→ **Stated exercise**:
Below are some records. Retype exactly the lines from the one containing "What Plotly code" through the one containing "start_year, start_week = 2023, 5", both included, skipping every picture.
= = =
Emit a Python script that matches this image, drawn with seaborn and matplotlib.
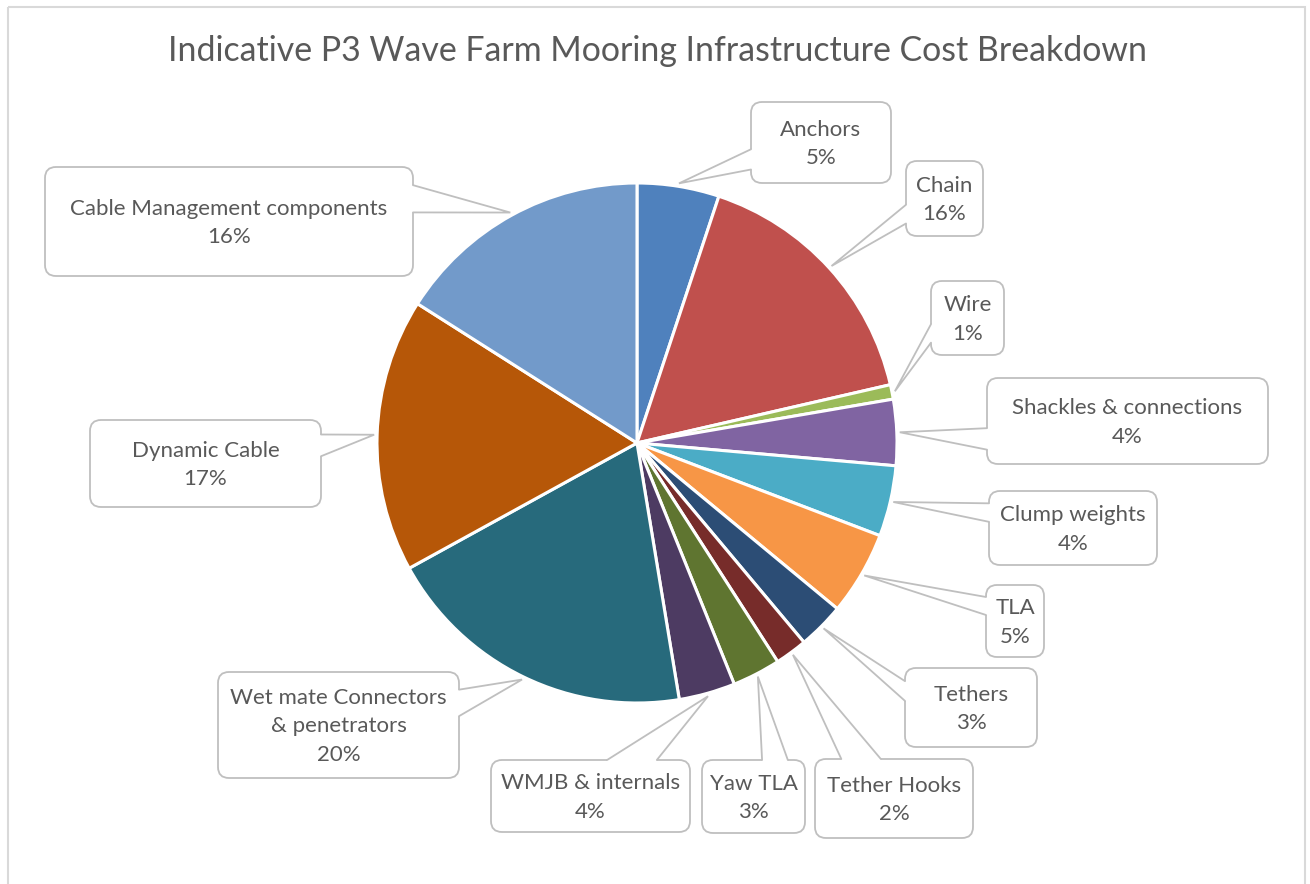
import numpy as np
import matplotlib
matplotlib.use("Agg")
import matplotlib.pyplot as plt
import seaborn as sns
from matplotlib.patches import FancyBboxPatch, Polygon

sns.set_style("white")
plt.rcParams['font.family'] = ['Lato', 'DejaVu Sans']

# data, clockwise from 12 o'clock
labels = ['Anchors', 'Chain', 'Wire', 'Shackles & connections', 'Clump weights', 'TLA',
          'Tethers', 'Tether Hooks', 'Yaw TLA', 'WMJB & internals',
          'Wet mate Connectors\n& penetrators', 'Dynamic Cable', 'Cable Management components']
shares = [5.1, 16.3, 0.9, 4.1, 4.4, 5.2, 2.9, 2.0, 3.0, 3.5, 19.6, 17.0, 16.0]
colors = ['#4F81BD', '#C0504D', '#9BBB59', '#8064A2', '#4BACC6', '#F79646',
          '#2C4D75', '#772C2A', '#5F7530', '#4D3B62', '#276A7C', '#B65708', '#729ACA']

# callout boxes (x0, y0, x1, y1) in pixels, y down
boxes = [(751, 102, 891, 183), (906, 161, 983, 236), (931, 281, 1004, 355),
         (987, 378, 1268, 464), (989, 491, 1157, 565), (986, 585, 1044, 657),
         (905, 668, 1037, 747), (815, 759, 973, 838), (702, 760, 805, 833),
         (491, 760, 690, 832), (218, 672, 459, 778), (90, 420, 321, 507),
         (45, 167, 413, 276)]

W, H = 1310, 884
cx, cy, R = 637, 443, 260
grey_line = '#BFBFBF'
txt_col = '#595959'

fig = plt.figure(figsize=(W / 100, H / 100), dpi=100)
ax = fig.add_axes([0, 0, 1, 1])

# chart border
ax.add_patch(plt.Rectangle((8, 7), 1297, 900, fill=False, ec='#D9D9D9', lw=1.5, zorder=1))

ax.pie(shares, colors=colors, startangle=-90, counterclock=True, center=(cx, cy), radius=R,
       wedgeprops=dict(edgecolor='white', linewidth=2.2), frame=True)
ax.set_xlim(0, W)
ax.set_ylim(H, 0)
ax.set_aspect('equal')
ax.axis('off')

ax.text(658, 51, 'Indicative P3 Wave Farm Mooring Infrastructure Cost Breakdown',
        ha='center', va='center', fontsize=24.4, color=txt_col)

cum = np.cumsum(shares)
mids = (cum - np.array(shares) / 2) / cum[-1]

for lab, val, mid, (x0, y0, x1, y1) in zip(labels, shares, mids, boxes):
    a = 2 * np.pi * mid
    tx, ty = cx + (R + 3) * np.sin(a), cy - (R + 3) * np.cos(a)
    w, h = x1 - x0, y1 - y0
    bx, by = (x0 + x1) / 2, (y0 + y1) / 2
    dx, dy = tx - bx, ty - by
    # wedge callout: base sits on the side facing the tip
    if abs(dx * h / w) > abs(dy):
        fr = (7 / 12, 10 / 12) if dy > 0 else (2 / 12, 5 / 12)
        xs = x0 if dx < 0 else x1
        b1, b2 = (xs, y0 + h * fr[0]), (xs, y0 + h * fr[1])
        inw = (3, 0) if dx < 0 else (-3, 0)
    else:
        fr = (7 / 12, 10 / 12) if dx > 0 else (2 / 12, 5 / 12)
        ys = y0 if dy < 0 else y1
        b1, b2 = (x0 + w * fr[0], ys), (x0 + w * fr[1], ys)
        inw = (0, 3) if dy < 0 else (0, -3)

    ax.add_patch(FancyBboxPatch((x0, y0), w, h, boxstyle='round,pad=0,rounding_size=11',
                                fc='white', ec=grey_line, lw=1.3, zorder=3))
    ax.add_patch(Polygon([b1, (tx, ty), b2, (b2[0] + inw[0], b2[1] + inw[1]),
                          (b1[0] + inw[0], b1[1] + inw[1])],
                         closed=True, fc='white', ec='none', zorder=4))
    ax.plot([b1[0], tx, b2[0]], [b1[1], ty, b2[1]], color=grey_line, lw=1.3, zorder=5,
            solid_joinstyle='miter')
    ax.text(bx, by + 1.5, f'{lab}\n{val:.0f}%', ha='center', va='center', fontsize=16,
            color=txt_col, linespacing=1.55, zorder=6)

plt.savefig('out.png', dpi=100)
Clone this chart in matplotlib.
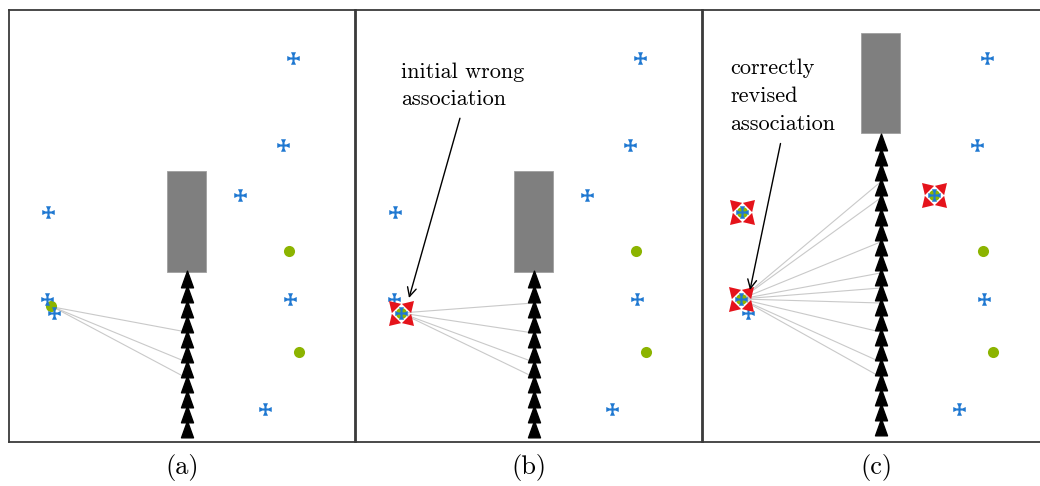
"""
Three-panel sketch of a measurement-to-landmark association, (a) raw,
(b) initial wrong association, (c) corrected association.
All positions are given in panel-local pixel units (x right, y down).
"""
import numpy as np
import matplotlib
matplotlib.use("Agg")
import matplotlib.pyplot as plt
from matplotlib.path import Path
from matplotlib.patches import Rectangle

plt.rcParams["font.family"] = ["cmr10", "DejaVu Serif"]
plt.rcParams["axes.unicode_minus"] = False

# =============================
#  Data (panel-local coords)
# =============================
PANEL_W, PANEL_H = 346, 432
PANEL_LABELS = ["(a)", "(b)", "(c)"]

# landmarks (blue crosses), same in every panel
CROSS_X = [284, 274, 231, 39, 38, 45, 281, 256]
CROSS_Y = [48, 135, 185, 202, 289, 303, 289, 399]

# green measurements
GREEN_A_X, GREEN_A_Y = [42, 280, 290], [296, 241, 342]
GREEN_B_X, GREEN_B_Y = [45, 280, 290], [303, 241, 342]
GREEN_C_X, GREEN_C_Y = [39, 38, 231, 280, 290], [202, 289, 185, 241, 342]

# red "associated" markers
RED_B_X, RED_B_Y = [45], [303]
RED_C_X, RED_C_Y = [39, 38, 231], [202, 289, 185]

# vehicle: grey body + trail of triangles
TRAIL_X = 177.5
TRAIL_AB = [269.5, 284.5, 299.5, 314.5, 329.5, 344.5, 359.5, 374.5, 389.5, 404.5, 419.5]
TRAIL_C = [132.5, 147.5, 162.5, 177.5, 192.5, 207.5, 222.5, 237.5, 252.5, 267.5,
           282.5, 297.5, 312.5, 327.5, 342.5, 357.5, 372.5, 387.5, 402.5, 417.5]
BODY_AB = (158, 161, 39, 101)   # x, y, w, h
BODY_C = (158, 23, 39, 100)

# observation rays: source point -> y on the trail
RAY_SRC_A, RAY_HITS_A = (44, 297), [322, 352, 368]
RAY_SRC_B, RAY_HITS_B = (45, 303), [293, 323, 352, 367]
RAY_SRC_C, RAY_HITS_C = (38, 289), [172, 188, 232, 263, 278, 293, 322, 352, 367]

BLUE = "#1f78d1"
GREEN = "#8cb400"
RED = "#e5131b"
GREY = "#7f7f7f"


# =============================
#  Custom markers
# =============================
def cross_marker():
    s, a, f = 0.17, 0.5, 0.4
    pts = [(-s, s), (-s, a), (-f, 1), (f, 1), (s, a), (s, s),
           (a, s), (1, f), (1, -f), (a, -s), (s, -s),
           (s, -a), (f, -1), (-f, -1), (-s, -a), (-s, -s),
           (-a, -s), (-1, -f), (-1, f), (-a, s), (-s, s)]
    codes = [Path.MOVETO] + [Path.LINETO] * (len(pts) - 2) + [Path.CLOSEPOLY]
    return Path(pts, codes)


def red_marker():
    # four arrowheads pointing outward along the diagonals
    verts, codes = [], []
    for ang in (45, 135, 225, 315):
        t = np.deg2rad(ang)
        d = np.array([np.cos(t), np.sin(t)])
        p = np.array([-d[1], d[0]])
        tip = 1.0 * d
        base = 0.4 * d
        for v, c in ((tip, Path.MOVETO), (base + 0.37 * p, Path.LINETO),
                     (base - 0.37 * p, Path.LINETO), (tip, Path.CLOSEPOLY)):
            verts.append(tuple(v))
            codes.append(c)
    return Path(verts, codes)


TRI = Path([(0, 1), (-0.72, -1), (0.72, -1), (0, 1)],
           [Path.MOVETO, Path.LINETO, Path.LINETO, Path.CLOSEPOLY])
CROSS = cross_marker()
REDX = red_marker()


def draw_panel(ax, body, trail, src, hits, gx, gy, rx, ry):
    ax.set_xlim(0, PANEL_W)
    ax.set_ylim(PANEL_H, 0)
    ax.set_xticks([]); ax.set_yticks([])
    for sp in ax.spines.values():
        sp.set_color("#3a3a3a")
        sp.set_linewidth(1.3)

    for hy in hits:
        ax.plot([src[0], TRAIL_X], [src[1], hy], color="#c9c9c9", lw=0.8, zorder=1)

    bx, by, bw, bh = body
    ax.add_patch(Rectangle((bx, by), bw, bh, facecolor=GREY, edgecolor="#a0a0a0",
                           lw=0.6, zorder=2))
    ax.plot([TRAIL_X] * len(trail), trail, ls="none", marker=TRI, ms=12,
            color="black", zorder=3)

    ax.plot(gx, gy, ls="none", marker="o", ms=8, color=GREEN, mew=0, zorder=4)
    ax.plot(CROSS_X, CROSS_Y, ls="none", marker=CROSS, ms=9, color=BLUE,
            mew=0, zorder=5)
    if rx:
        ax.plot(rx, ry, ls="none", marker=REDX, ms=18, color=RED, mew=0, zorder=6)


fig = plt.figure(figsize=(10.4, 4.86), dpi=100)
W, H = 1040, 486
lefts = [9, 356, 703]
axes = [fig.add_axes([l / W, (H - 442) / H, PANEL_W / W, PANEL_H / H]) for l in lefts]

draw_panel(axes[0], BODY_AB, TRAIL_AB, RAY_SRC_A, RAY_HITS_A,
           GREEN_A_X, GREEN_A_Y, [], [])
draw_panel(axes[1], BODY_AB, TRAIL_AB, RAY_SRC_B, RAY_HITS_B,
           GREEN_B_X, GREEN_B_Y, RED_B_X, RED_B_Y)
draw_panel(axes[2], BODY_C, TRAIL_C, RAY_SRC_C, RAY_HITS_C,
           GREEN_C_X, GREEN_C_Y, RED_C_X, RED_C_Y)

# annotations
axes[1].annotate("initial wrong\nassociation", xy=(53, 288), xytext=(45, 52),
                 ha="left", va="top", fontsize=16, linespacing=1.5,
                 arrowprops=dict(arrowstyle="->", color="black", lw=1,
                                 shrinkA=5, shrinkB=0, relpos=(0.5, 0)),
                 zorder=7)
axes[2].annotate("correctly\nrevised\nassociation", xy=(47, 280), xytext=(27, 48),
                 ha="left", va="top", fontsize=16, linespacing=1.56,
                 arrowprops=dict(arrowstyle="->", color="black", lw=1,
                                 shrinkA=5, shrinkB=0, relpos=(0.5, 0)),
                 zorder=7)

for ax, lab, l in zip(axes, PANEL_LABELS, lefts):
    fig.text((l + PANEL_W / 2) / W, 1 - 467 / H, lab, ha="center", va="center",
             fontsize=19)

fig.savefig("out.png", dpi=100)
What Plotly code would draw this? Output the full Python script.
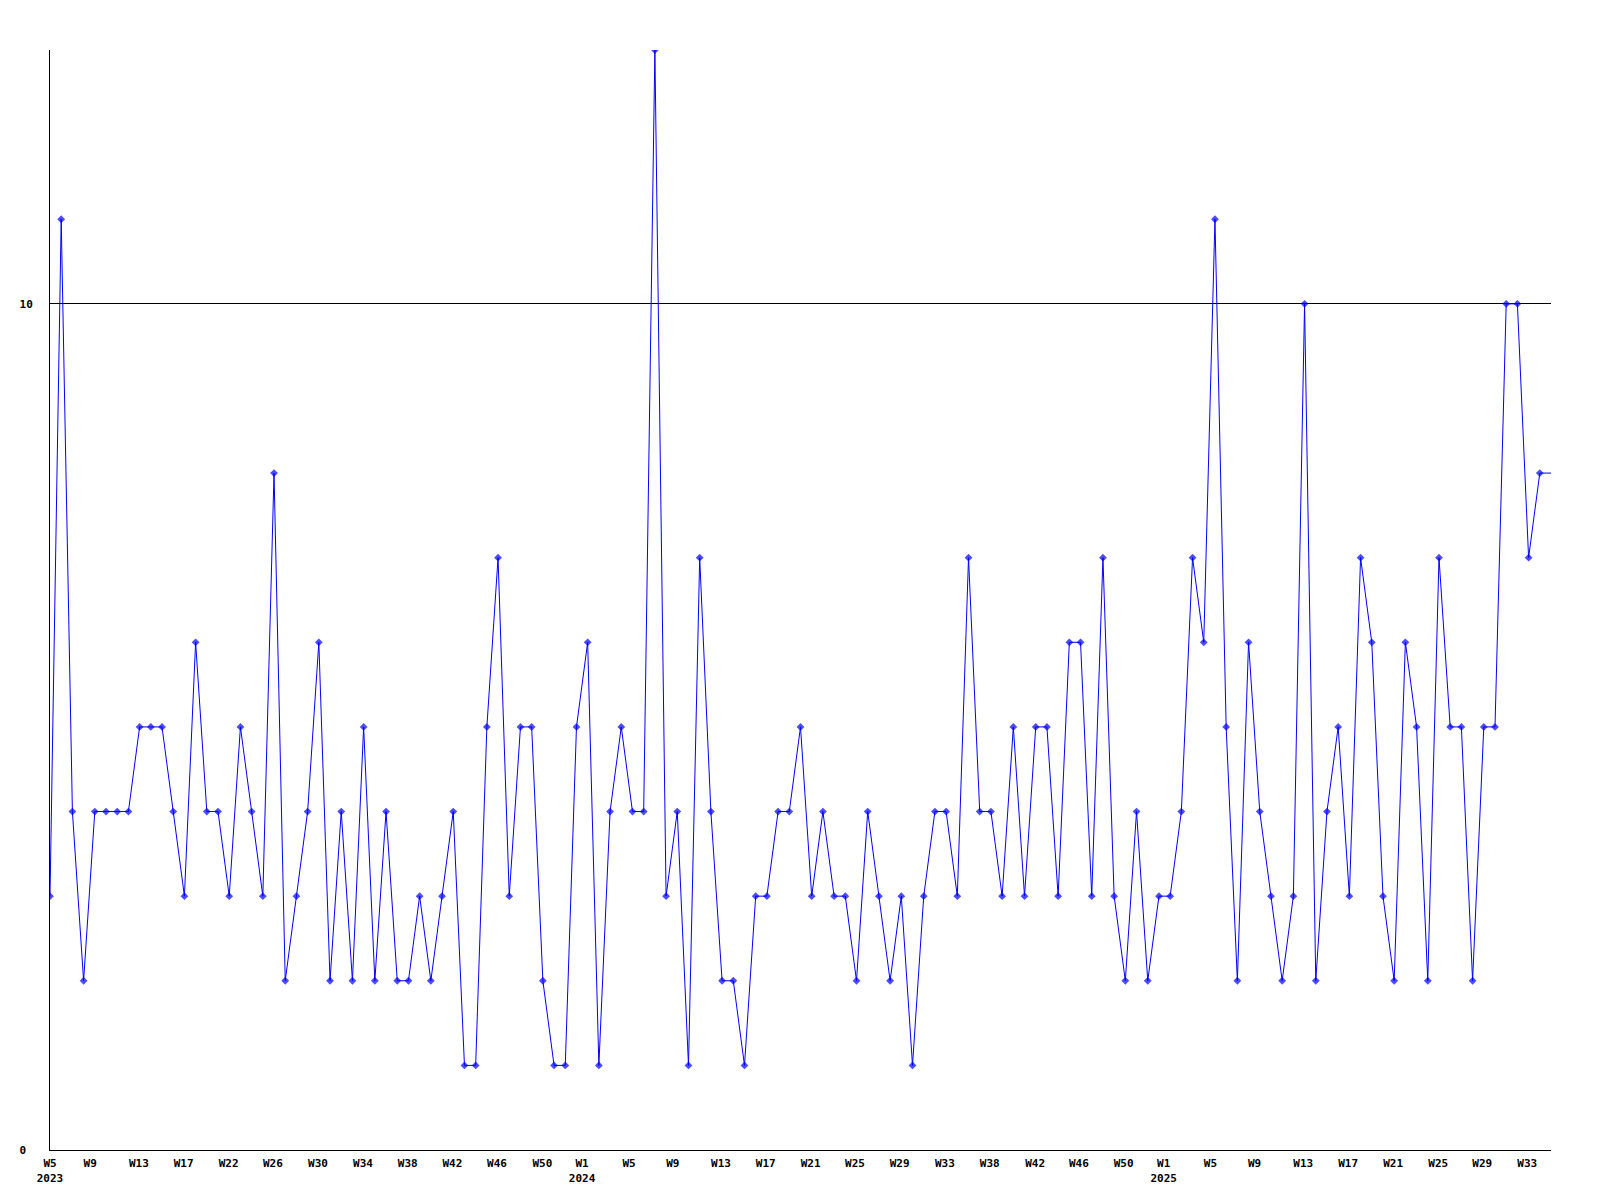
import datetime
import plotly.graph_objects as go

# ---- data -------------------------------------------------------------
# weekly counts, starting at ISO week 2023-W05 (last entry = running week)
values = [3, 11, 4, 2, 4, 4, 4, 4, 5, 5,
          5, 4, 3, 6, 4, 4, 3, 5, 4, 3,
          8, 2, 3, 4, 6, 2, 4, 2, 5, 2,
          4, 2, 2, 3, 2, 3, 4, 1, 1, 5,
          7, 3, 5, 5, 2, 1, 1, 5, 6, 1,
          4, 5, 4, 4, 13, 3, 4, 1, 7, 4,
          2, 2, 1, 3, 3, 4, 4, 5, 3, 4,
          3, 3, 2, 4, 3, 2, 3, 1, 3, 4,
          4, 3, 7, 4, 4, 3, 5, 3, 5, 5,
          3, 6, 6, 3, 7, 3, 2, 4, 2, 3,
          3, 4, 7, 6, 11, 5, 2, 6, 4, 3,
          2, 3, 10, 2, 4, 5, 3, 7, 6, 3,
          2, 6, 5, 2, 7, 5, 5, 2, 5, 5,
          10, 10, 7, 8, 8]

start_year, start_week = 2023, 5

# x-axis tick labels as printed on the chart
tick_labels = ["W5<br>2023", "W9", "W13", "W17", "W22", "W26", "W30", "W34",
               "W38", "W42", "W46", "W50",
               "W1<br>2024", "W5", "W9", "W13", "W17", "W21", "W25", "W29",
               "W33", "W38", "W42", "W46", "W50",
               "W1<br>2025", "W5", "W9", "W13", "W17", "W21", "W25", "W29",
               "W33"]

# y-axis tick labels
y_tick_vals = [0, 10]
y_tick_text = ["0\u00a0", "10"]

# ---- layout helpers (positions of the tick labels, in weeks from start) --
tick_pos = [0.0, 3.59, 7.93, 11.93, 15.95, 19.90, 23.92, 27.94,
            31.94, 35.92, 39.91, 43.96,
            47.5, 51.69, 55.6, 59.9, 63.9, 67.9, 71.86, 75.85,
            79.89, 83.89, 87.95, 91.85, 95.85,
            99.42, 103.6, 107.54, 111.88, 115.89, 119.91, 123.93, 127.86,
            131.88]

n = len(values)
x_idx = list(range(n))
monday0 = datetime.date.fromisocalendar(start_year, start_week, 1)
week_names = []
for i in range(n):
    d = monday0 + datetime.timedelta(days=7 * i)
    y, w, _ = d.isocalendar()
    week_names.append(f"{y}-W{w:02d}")

marker_sizes = [6] * (n - 1) + [0]

font_family = "DejaVu Sans Mono, Liberation Mono, monospace"

fig = go.Figure()
fig.add_trace(go.Scatter(
    x=x_idx, y=values, mode="lines+markers",
    line=dict(color="#0000FF", width=1),
    marker=dict(symbol="diamond", size=marker_sizes, color="#0000FF",
                line=dict(width=0)),
    text=week_names, hovertemplate="%{text}: %{y}<extra></extra>",
    showlegend=False,
))

fig.update_layout(
    width=1600, height=1200, autosize=False,
    margin=dict(l=50, r=49, t=50, b=50, pad=0),
    paper_bgcolor="white", plot_bgcolor="white",
    font=dict(family=font_family, size=11, color="black"),
)

fig.update_xaxes(
    range=[0, n - 1], showgrid=False, zeroline=False,
    showline=True, linecolor="black", linewidth=1,
    tickmode="array", tickvals=tick_pos, ticktext=tick_labels,
    ticks="", ticklabelstandoff=3,
    tickfont=dict(family=font_family, size=11, color="black", weight=700),
)
fig.update_yaxes(
    range=[0, 13], showgrid=True, gridcolor="black", gridwidth=1,
    zeroline=False, showline=True, linecolor="black", linewidth=1,
    tickmode="array", tickvals=y_tick_vals, ticktext=y_tick_text,
    ticks="", ticklabelstandoff=14,
    tickfont=dict(family=font_family, size=11, color="black", weight=700),
)

fig.write_html("out.html", config={"displayModeBar": False},
               post_script="document.body.style.margin='0';")
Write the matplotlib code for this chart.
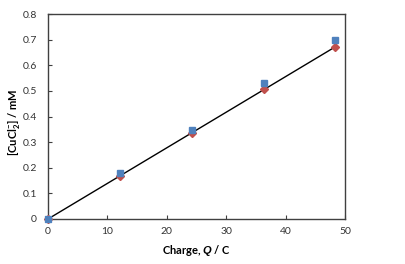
import matplotlib
matplotlib.use("Agg")
import matplotlib.pyplot as plt

charge = [0, 12.1, 24.2, 36.3, 48.3]
conc_measured = [0.0, 0.180, 0.348, 0.532, 0.699]
conc_theory = [0.0, 0.167, 0.335, 0.506, 0.671]
x_ticks = [0, 10, 20, 30, 40, 50]
y_ticks = [0, 0.1, 0.2, 0.3, 0.4, 0.5, 0.6, 0.7, 0.8]
y_ticklabels = ["0", "0.1", "0.2", "0.3", "0.4", "0.5", "0.6", "0.7", "0.8"]

plt.rcParams['font.family'] = ['Lato', 'DejaVu Sans']
plt.rcParams['mathtext.fontset'] = 'custom'
plt.rcParams['mathtext.rm'] = 'Lato:bold'
plt.rcParams['mathtext.it'] = 'Liberation Sans:italic:bold'
plt.rcParams['mathtext.bf'] = 'Lato:bold'

fig = plt.figure(figsize=(4.05, 2.64), dpi=100)
ax = fig.add_axes([48/405, 1-219/264, (345-48)/405, (219-14)/264])

ax.plot([charge[0], charge[-1]], [conc_theory[0], conc_theory[-1]], color='black', lw=1.0, zorder=2)
ax.plot(charge, conc_theory, linestyle='none', marker='D', markersize=3.8, color='#C0504D', zorder=3, clip_on=False)
ax.plot(charge, conc_measured, linestyle='none', marker='s', markersize=5, color='#4F81BD', zorder=4, clip_on=False)

ax.set_xlim(0, 50)
ax.set_ylim(0, 0.8)
ax.set_xticks(x_ticks)
ax.set_yticks(y_ticks)
ax.set_yticklabels(y_ticklabels)
ax.tick_params(axis='x', direction='in', length=3, width=0.8, labelsize=7.5, pad=6, colors='#404040', labelcolor='#333333')
ax.tick_params(axis='y', direction='in', length=3, width=0.8, labelsize=7.5, pad=8, colors='#404040', labelcolor='#333333')
for s in ax.spines.values():
    s.set_linewidth(1.0)
    s.set_color('#404040')

ax.set_xlabel(r'Charge, $Q$ / C', fontsize=8, fontweight='bold', labelpad=5)
ax.set_ylabel(r'[CuCl$_{2}^{\mathbf{-}}$] / mM', fontsize=8, fontweight='bold')
ax.yaxis.set_label_coords(-0.088, 0.47)

fig.savefig('out.png', dpi=100)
= = =
→ **Written response**:
What Plotly code would draw this? Output the full Python script.
import datetime
import plotly.graph_objects as go

# ---- data -------------------------------------------------------------
# weekly counts, starting at ISO week 2023-W05 (last entry = running week)
values = [3, 11, 4, 2, 4, 4, 4, 4, 5, 5,
          5, 4, 3, 6, 4, 4, 3, 5, 4, 3,
          8, 2, 3, 4, 6, 2, 4, 2, 5, 2,
          4, 2, 2, 3, 2, 3, 4, 1, 1, 5,
          7, 3, 5, 5, 2, 1, 1, 5, 6, 1,
          4, 5, 4, 4, 13, 3, 4, 1, 7, 4,
          2, 2, 1, 3, 3, 4, 4, 5, 3, 4,
          3, 3, 2, 4, 3, 2, 3, 1, 3, 4,
          4, 3, 7, 4, 4, 3, 5, 3, 5, 5,
          3, 6, 6, 3, 7, 3, 2, 4, 2, 3,
          3, 4, 7, 6, 11, 5, 2, 6, 4, 3,
          2, 3, 10, 2, 4, 5, 3, 7, 6, 3,
          2, 6, 5, 2, 7, 5, 5, 2, 5, 5,
          10, 10, 7, 8, 8]

start_year, start_week = 2023, 5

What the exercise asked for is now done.